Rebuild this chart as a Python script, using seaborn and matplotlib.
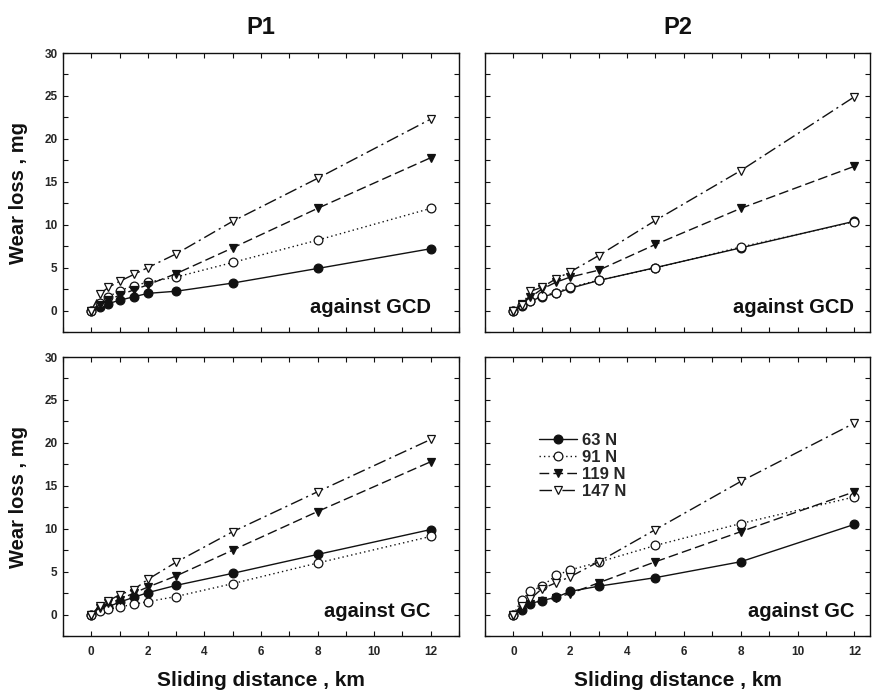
import matplotlib
matplotlib.use("Agg")
import matplotlib.pyplot as plt
from matplotlib.ticker import MultipleLocator
import seaborn as sns
import pandas as pd

# ---------------- data ----------------
distance = [0, 0.3, 0.6, 1, 1.5, 2, 3, 5, 8, 12]
loads = ["63 N", "91 N", "119 N", "147 N"]

p1_gcd_63 = [0, 0.4, 0.8, 1.2, 1.6, 2.0, 2.25, 3.2, 4.9, 7.2]
p1_gcd_91 = [0, 0.9, 1.6, 2.3, 2.9, 3.3, 3.9, 5.6, 8.2, 11.9]
p1_gcd_119 = [0, 0.7, 1.2, 1.8, 2.4, 3.0, 4.3, 7.3, 11.9, 17.8]
p1_gcd_147 = [0, 1.9, 2.7, 3.4, 4.2, 5.0, 6.6, 10.4, 15.4, 22.3]

p2_gcd_63 = [0, 0.55, 1.1, 1.6, 2.0, 2.6, 3.5, 5.0, 7.3, 10.4]
p2_gcd_91 = [0, 0.6, 1.1, 1.7, 2.1, 2.7, 3.55, 4.95, 7.4, 10.35]
p2_gcd_119 = [0, 0.8, 1.55, 2.5, 3.3, 3.9, 4.7, 7.7, 11.9, 16.8]
p2_gcd_147 = [0, 0.6, 2.25, 2.7, 3.7, 4.5, 6.4, 10.5, 16.3, 24.9]

p1_gc_63 = [0, 0.5, 0.9, 1.45, 2.0, 2.55, 3.4, 4.8, 7.0, 9.9]
p1_gc_91 = [0, 0.4, 0.6, 0.88, 1.2, 1.5, 2.1, 3.6, 6.0, 9.1]
p1_gc_119 = [0, 0.8, 1.3, 1.75, 2.5, 3.2, 4.5, 7.5, 12.0, 17.8]
p1_gc_147 = [0, 1.0, 1.6, 2.3, 2.9, 4.1, 6.1, 9.65, 14.3, 20.4]

p2_gc_63 = [0, 0.5, 1.28, 1.63, 2.0, 2.7, 3.3, 4.3, 6.15, 10.5]
p2_gc_91 = [0, 1.75, 2.7, 3.3, 4.55, 5.2, 6.1, 8.05, 10.6, 13.7]
p2_gc_119 = [0, 0.9, 1.17, 1.56, 1.95, 2.45, 3.7, 6.15, 9.65, 14.3]
p2_gc_147 = [0, 1.05, 1.83, 3.0, 3.7, 4.4, 6.15, 9.9, 15.5, 22.3]

col_titles = ["P1", "P2"]
panel_texts = ["against GCD", "against GCD", "against GC", "against GC"]
x_ticks = [0, 2, 4, 6, 8, 10, 12]
y_ticks = [0, 5, 10, 15, 20, 25, 30]

panels = [
    [p1_gcd_63, p1_gcd_91, p1_gcd_119, p1_gcd_147],
    [p2_gcd_63, p2_gcd_91, p2_gcd_119, p2_gcd_147],
    [p1_gc_63, p1_gc_91, p1_gc_119, p1_gc_147],
    [p2_gc_63, p2_gc_91, p2_gc_119, p2_gc_147],
]

# ---------------- style ----------------
sns.set_theme(style="ticks")
plt.rcParams["font.family"] = ["Liberation Sans", "DejaVu Sans"]
plt.rcParams["font.weight"] = "bold"

ink = "#111111"
styles = [
    dict(marker="o", mfc=ink, ls="-"),
    dict(marker="o", mfc="white", ls=(0, (1, 2.2))),
    dict(marker="v", mfc=ink, ls=(0, (7, 3))),
    dict(marker="v", mfc="white", ls=(0, (9, 3, 1.5, 3))),
]

W, H = 874, 695
fig = plt.figure(figsize=(W / 100, H / 100), dpi=100)

boxes = [
    (63, 53, 459, 332),
    (485, 53, 870, 332),
    (63, 357, 459, 636),
    (485, 357, 870, 636),
]
xlims = [(-1, 13), (-1, 12.55), (-1, 13), (-1, 12.55)]

axes = []
for i, (x0, y0, x1, y1) in enumerate(boxes):
    ax = fig.add_axes([x0 / W, (H - y1) / H, (x1 - x0) / W, (y1 - y0) / H])
    axes.append(ax)
    for j, series in enumerate(panels[i]):
        st = styles[j]
        df = pd.DataFrame({"distance": distance, "wear": series})
        sns.lineplot(
            data=df, x="distance", y="wear", ax=ax,
            color=ink, linewidth=1.0, linestyle=st["ls"],
            marker=st["marker"], markersize=6.3,
            markerfacecolor=st["mfc"], markeredgecolor=ink,
            markeredgewidth=0.9,
            label=loads[j] if i == 3 else None,
            legend=False,
        )
    ax.set_xlim(*xlims[i])
    ax.set_ylim(-2.5, 30)
    ax.xaxis.set_major_locator(MultipleLocator(2))
    ax.xaxis.set_minor_locator(MultipleLocator(1))
    ax.yaxis.set_major_locator(MultipleLocator(5))
    ax.yaxis.set_minor_locator(MultipleLocator(2.5))
    ax.set_xticks(x_ticks)
    ax.set_yticks(y_ticks)
    ax.tick_params(which="both", direction="in", top=True, right=True,
                   length=3.5, width=0.8, color=ink, labelsize=8.5)
    ax.tick_params(axis="x", pad=7)
    ax.tick_params(axis="y", pad=4)
    for lab in ax.get_xticklabels() + ax.get_yticklabels():
        lab.set_fontweight("bold")
    for sp in ax.spines.values():
        sp.set_color(ink)
        sp.set_linewidth(1.0)
    ax.set_xlabel("")
    ax.set_ylabel("")
    if i in (0, 1):
        ax.tick_params(labelbottom=False)
    if i in (1, 3):
        ax.tick_params(labelleft=False)
    ax.text(12, 0.3, panel_texts[i], ha="right", va="center",
            fontsize=14.5, fontweight="bold", color=ink)

for i in (0, 2):
    axes[i].set_ylabel("Wear loss , mg", fontsize=14.5, fontweight="bold", color=ink)
    axes[i].yaxis.set_label_coords(-0.088, 0.5)
for i in (2, 3):
    axes[i].set_xlabel("Sliding distance , km", fontsize=15, fontweight="bold", color=ink)
    axes[i].xaxis.set_label_coords(0.5, -0.125)

axes[0].set_title(col_titles[0], fontsize=17, fontweight="bold", color=ink, pad=14)
axes[1].set_title(col_titles[1], fontsize=17, fontweight="bold", color=ink, pad=14)

leg = axes[3].legend(loc="upper left", bbox_to_anchor=(0.11, 0.77), frameon=False,
                     fontsize=12, handlelength=2.3, handletextpad=0.3,
                     labelspacing=0.12, borderpad=0.2)
for t in leg.get_texts():
    t.set_fontweight("bold")

fig.savefig("out.png", dpi=100)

****

§ **OBJECTIVE**
Please repeat exactly the data above from its first line to the line that contains "10.5, 16.3, 24.9]", inclusive, and leave every picture out.

§ **TASK RESPONSE**
Rebuild this chart as a Python script, using seaborn and matplotlib.
import matplotlib
matplotlib.use("Agg")
import matplotlib.pyplot as plt
from matplotlib.ticker import MultipleLocator
import seaborn as sns
import pandas as pd

# ---------------- data ----------------
distance = [0, 0.3, 0.6, 1, 1.5, 2, 3, 5, 8, 12]
loads = ["63 N", "91 N", "119 N", "147 N"]

p1_gcd_63 = [0, 0.4, 0.8, 1.2, 1.6, 2.0, 2.25, 3.2, 4.9, 7.2]
p1_gcd_91 = [0, 0.9, 1.6, 2.3, 2.9, 3.3, 3.9, 5.6, 8.2, 11.9]
p1_gcd_119 = [0, 0.7, 1.2, 1.8, 2.4, 3.0, 4.3, 7.3, 11.9, 17.8]
p1_gcd_147 = [0, 1.9, 2.7, 3.4, 4.2, 5.0, 6.6, 10.4, 15.4, 22.3]

p2_gcd_63 = [0, 0.55, 1.1, 1.6, 2.0, 2.6, 3.5, 5.0, 7.3, 10.4]
p2_gcd_91 = [0, 0.6, 1.1, 1.7, 2.1, 2.7, 3.55, 4.95, 7.4, 10.35]
p2_gcd_119 = [0, 0.8, 1.55, 2.5, 3.3, 3.9, 4.7, 7.7, 11.9, 16.8]
p2_gcd_147 = [0, 0.6, 2.25, 2.7, 3.7, 4.5, 6.4, 10.5, 16.3, 24.9]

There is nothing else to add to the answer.